Se référant à une redoutable mythologie, Albert Memmi recommandait aux juifs tunisiens de quitter le pays sans se retourner par crainte de se transformer en statue de sel.

C’est le contraire qui s’est produit :ne se sont transformés en statues de sel que ceux qui ne se sont pas retourner pour dire adieu à la Goulette et à Tunis.

Avec le départ de la communauté israélite, j’avais l’impression de me promener dans un vaste cimetière. Où sont partis les gens qui m’aimaient, me gâtaient, m’embrassaient et me chouchoutaient….Il s’est ouvert devant moi un vaste champ de solitude.
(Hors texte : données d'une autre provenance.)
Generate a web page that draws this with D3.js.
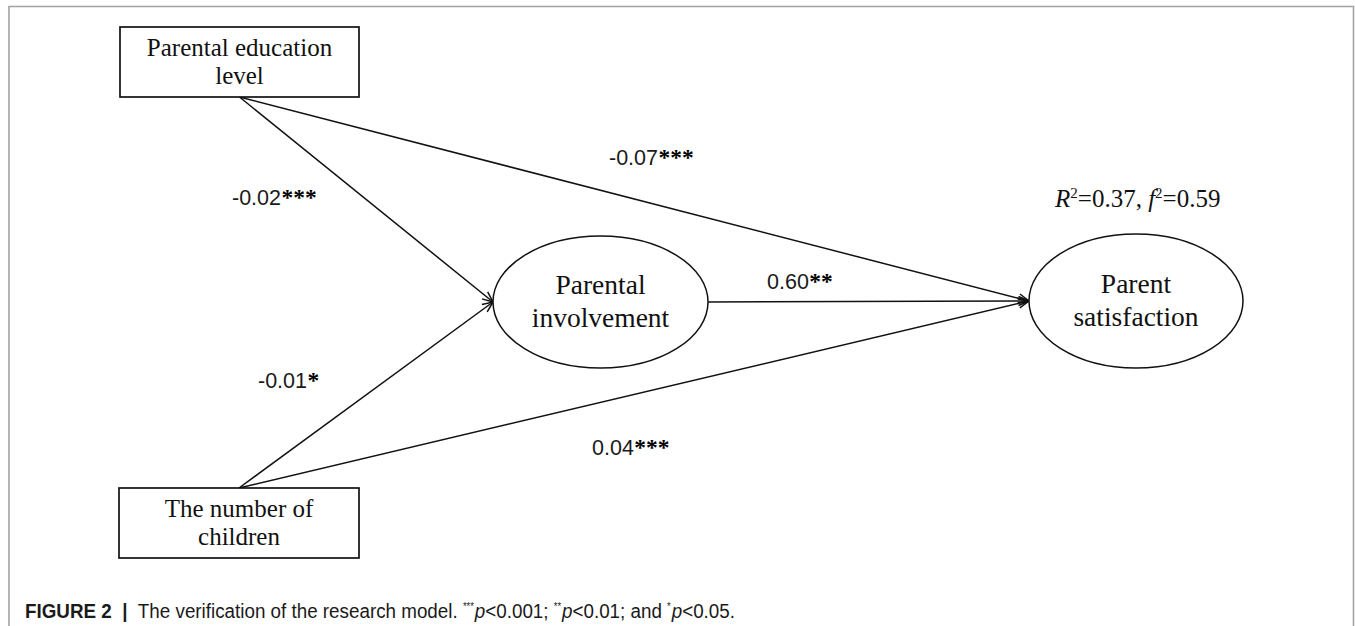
<!DOCTYPE html>
<html>
<head>
<meta charset="utf-8">
<script src="https://cdn.jsdelivr.net/npm/d3@7"></script>
<style>
  html, body { margin: 0; padding: 0; background: #fff; }
  svg { display: block; }
</style>
</head>
<body>
<svg id="chart" width="1355" height="626"></svg>
<script>
// Path model: observed variables (boxes), latent constructs (ellipses)
const nodeIds = ["edu", "children", "involvement", "satisfaction"];
const nodeLabels = [["Parental education", "level"], ["The number of", "children"], ["Parental", "involvement"], ["Parent", "satisfaction"]];
const nodeShapes = ["rect", "rect", "ellipse", "ellipse"];

// Structural paths and their standardized coefficients
const pathFrom = ["edu", "edu", "children", "children", "involvement"];
const pathTo = ["involvement", "satisfaction", "involvement", "satisfaction", "satisfaction"];
const pathCoef = ["-0.02", "-0.07", "-0.01", "0.04", "0.60"];
const pathSig = ["***", "***", "*", "***", "**"];

const r2Value = "0.37";
const f2Value = "0.59";

// Layout
const nodeGeom = {
  edu:          { cx: 239.5, cy: 62,  w: 239, h: 70 },
  children:     { cx: 239,   cy: 523, w: 240, h: 70 },
  involvement:  { cx: 600.5, cy: 302, rx: 107.5, ry: 66 },
  satisfaction: { cx: 1136,  cy: 301, rx: 107,   ry: 67 }
};
const labelPos = [[232, 205], [609, 165], [258, 388], [592, 455], [767, 289]];

const svg = d3.select("#chart");

// Panel frame (open at bottom)
svg.append("path")
  .attr("d", "M9,626 L9,6.5 L1353.5,6.5 L1353.5,626")
  .attr("fill", "none")
  .attr("stroke", "#a3a3a3")
  .attr("stroke-width", 1.6);

// Arrowhead
svg.append("defs").append("marker")
  .attr("id", "arrow")
  .attr("viewBox", "0 0 12 12")
  .attr("refX", 11.5).attr("refY", 6)
  .attr("markerWidth", 12).attr("markerHeight", 12)
  .attr("markerUnits", "userSpaceOnUse")
  .attr("orient", "auto")
  .append("path")
  .attr("d", "M1,1.5 L11.5,6 L1,10.5")
  .attr("fill", "none")
  .attr("stroke", "#111")
  .attr("stroke-width", 1.5);

const ink = "#111";
const serif = "'Liberation Serif', 'Times New Roman', serif";
const sans = "'Liberation Sans', Arial, sans-serif";

// Anchor points on node outlines
function outPoint(id, dir) {
  const g = nodeGeom[id];
  if (g.w) return dir === "down" ? [g.cx, g.cy + g.h / 2] : [g.cx, g.cy - g.h / 2];
  return [g.cx + g.rx, g.cy];
}
function inPoint(id) {
  const g = nodeGeom[id];
  return [g.cx - g.rx, g.cy];
}

const paths = pathFrom.map((f, i) => ({ from: f, to: pathTo[i], coef: pathCoef[i], sig: pathSig[i] }));

svg.append("g").selectAll("line")
  .data(paths)
  .join("line")
  .each(function (d) {
    const src = d.from === "edu" ? outPoint(d.from, "down") : d.from === "children" ? outPoint(d.from, "up") : outPoint(d.from);
    const tgt = inPoint(d.to);
    d3.select(this)
      .attr("x1", src[0]).attr("y1", src[1])
      .attr("x2", tgt[0]).attr("y2", tgt[1]);
  })
  .attr("stroke", ink)
  .attr("stroke-width", 1.5)
  .attr("marker-end", "url(#arrow)");

// Nodes
const nodes = nodeIds.map((id, i) => ({ id, lines: nodeLabels[i], shape: nodeShapes[i] }));
const ng = svg.append("g").selectAll("g").data(nodes).join("g");
ng.each(function (d) {
  const g = nodeGeom[d.id];
  const sel = d3.select(this);
  if (d.shape === "rect") {
    sel.append("rect")
      .attr("x", g.cx - g.w / 2).attr("y", g.cy - g.h / 2)
      .attr("width", g.w).attr("height", g.h)
      .attr("fill", "#fff").attr("stroke", ink).attr("stroke-width", 1.7);
  } else {
    sel.append("ellipse")
      .attr("cx", g.cx).attr("cy", g.cy).attr("rx", g.rx).attr("ry", g.ry)
      .attr("fill", "#fff").attr("stroke", ink).attr("stroke-width", 1.5);
  }
  const lh = d.shape === "rect" ? 28 : 33.5;
  const y0 = d.shape === "rect" ? g.cy - 6 : g.cy - 8.5;
  d.lines.forEach((t, k) => {
    sel.append("text")
      .attr("x", g.cx).attr("y", y0 + k * lh)
      .attr("text-anchor", "middle")
      .attr("font-family", serif)
      .attr("font-size", d.shape === "rect" ? 25 : 27.5)
      .attr("fill", ink)
      .text(t);
  });
});

// Coefficient labels
const lg = svg.append("g").selectAll("text")
  .data(paths)
  .join("text")
  .attr("x", (d, i) => labelPos[i][0])
  .attr("y", (d, i) => labelPos[i][1])
  .attr("font-family", sans)
  .attr("font-size", 21.5)
  .attr("fill", "#1a1a1a");
lg.append("tspan").text(d => d.coef);
lg.append("tspan")
  .attr("font-family", serif)
  .attr("font-weight", "bold")
  .attr("font-size", 23.5)
  .attr("fill", "#000")
  .attr("dx", 0.5)
  .text(d => d.sig);

// Explained variance / effect size
const r2 = svg.append("text")
  .attr("x", 1055).attr("y", 207)
  .attr("font-family", serif)
  .attr("font-size", 25)
  .attr("fill", ink);
r2.append("tspan").attr("font-style", "italic").text("R");
r2.append("tspan").attr("font-size", 15).attr("dy", -9).text("2");
r2.append("tspan").attr("dy", 9).text("=" + r2Value + ", ");
r2.append("tspan").attr("font-style", "italic").text("f");
r2.append("tspan").attr("font-size", 15).attr("dy", -9).text("2");
r2.append("tspan").attr("dy", 9).text("=" + f2Value);

// Caption
const cap = svg.append("text")
  .attr("x", 25).attr("y", 618)
  .attr("font-family", sans)
  .attr("font-size", 20)
  .attr("fill", "#1a1a1a")
  .attr("textLength", 710)
  .attr("lengthAdjust", "spacingAndGlyphs");
cap.append("tspan").attr("font-weight", "bold").text("FIGURE 2\u00a0\u00a0|\u00a0\u00a0");
cap.append("tspan").text("The verification of the research model. ");
cap.append("tspan").attr("font-size", 10).attr("dy", -8).text("***");
cap.append("tspan").attr("dy", 8).attr("dx", 1).attr("font-style", "italic").text("p");
cap.append("tspan").text("<0.001; ");
cap.append("tspan").attr("font-size", 10).attr("dy", -8).text("**");
cap.append("tspan").attr("dy", 8).attr("dx", 1).attr("font-style", "italic").text("p");
cap.append("tspan").text("<0.01; and ");
cap.append("tspan").attr("font-size", 10).attr("dy", -8).text("*");
cap.append("tspan").attr("dy", 8).attr("dx", 1).attr("font-style", "italic").text("p");
cap.append("tspan").text("<0.05.");
</script>
</body>
</html>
Personne ne pouvait comprendre mon désarroi. J’ai vécu la douleur de la séparation …En s’en allant de Tunisie , le peuple juif m’a condamné à l’exil

Dans ma terre natale.

En réalité, j'étais comme un mort. Oui, je suis mort avec La Goulette et j'avais envie de ressusciter. J'avais beau essayer de reprendre goût à la vie, La Goulette se renfermait sur moi comme une tombe ; et le couvercle était lourd et impossible à soulever. Il me fallait donc renoncer définitivement à mon village et m'inventer une nouvelle vie. C'est seulement à ce prix que je pouvais ressusciter et prolonger mon existence. J'ai donc pleuré à mon tour La Goulette :ya hasra la goulette.